The Trap by Steven Arntson

22749695Title: The Trap
Author: Steven Arntson
Pages: 256
Year: 2015
Publisher: Houghton Mifflin Harcourt Books for Young Readers
Time taken to read: 4 hours
Rating: 3/5

Goodreads synopsisIt’s the summer of 1963, and something strange is afoot in the quiet town of Farro, Iowa. The school district’s most notorious bully has gone missing without a trace, and furthermore, seventh grader Henry Nilsson and his friends have just found an odd book stashed in the woods by Longbelly Gulch—a moldy instruction guide written to teach the art of “subtle travel,” a kind of out-of-body experience. The foursome will soon discover that out-of-body life isn’t so subtle after all—there are some very real, and very dangerous, things happening out there in the woods. The science fiction inventiveness of Madeleine L’Engle meets the social commentary of Gary Schmidt in this thrilling tale of missing persons, first crushes, embarrassing pajamas, and thought-provoking dilemmas.

As much as I love YA and children’s books, I actually don’t find myself reading a lot of middle grade books, although obviously I was always attached to one when I was, like, seven years old.
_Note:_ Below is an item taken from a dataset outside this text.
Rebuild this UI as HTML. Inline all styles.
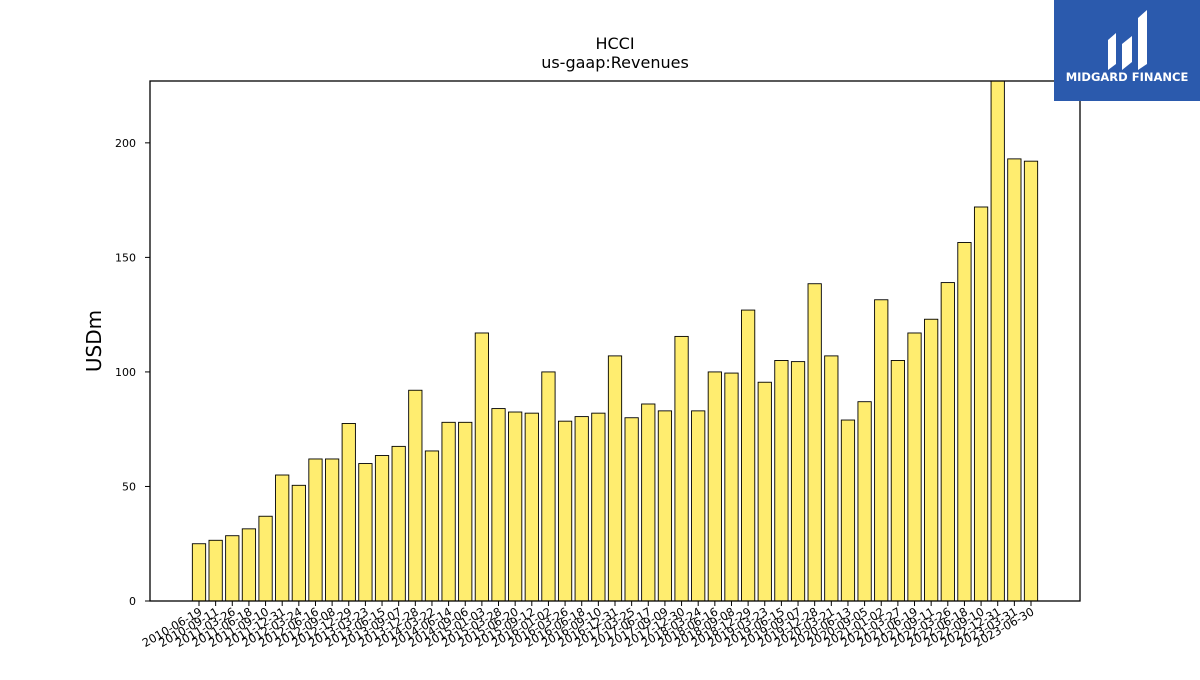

I read this one because I’m interviewing at a literary agency in a few weeks for an internship there, and I thought it would probably be good to have read at least one book that they’ve represented. I did not plan to finish this book in one sitting when I took it down to Central Park yesterday, but here we are.

I liked the setting a lot. I thought it was really neat to have the layers of sci-fi and fantasy and civil rights and racism. Although, when I explained the plot to my boyfriend, he said, “Okay, I buy the ghosts and the astral projection, but you lost me when you said the book claims someone in Iowa in the 1960s knows both someone who’s Native American and someone who’s Chinese.” Truthfully, I had the same thought while reading this, but I love representation, and especially in a children’s book where there are ghosts running around, I don’t really care how logical that representation is. (I honestly don’t know if it’s illogical or not. I know nothing about Iowa or the 1960s.)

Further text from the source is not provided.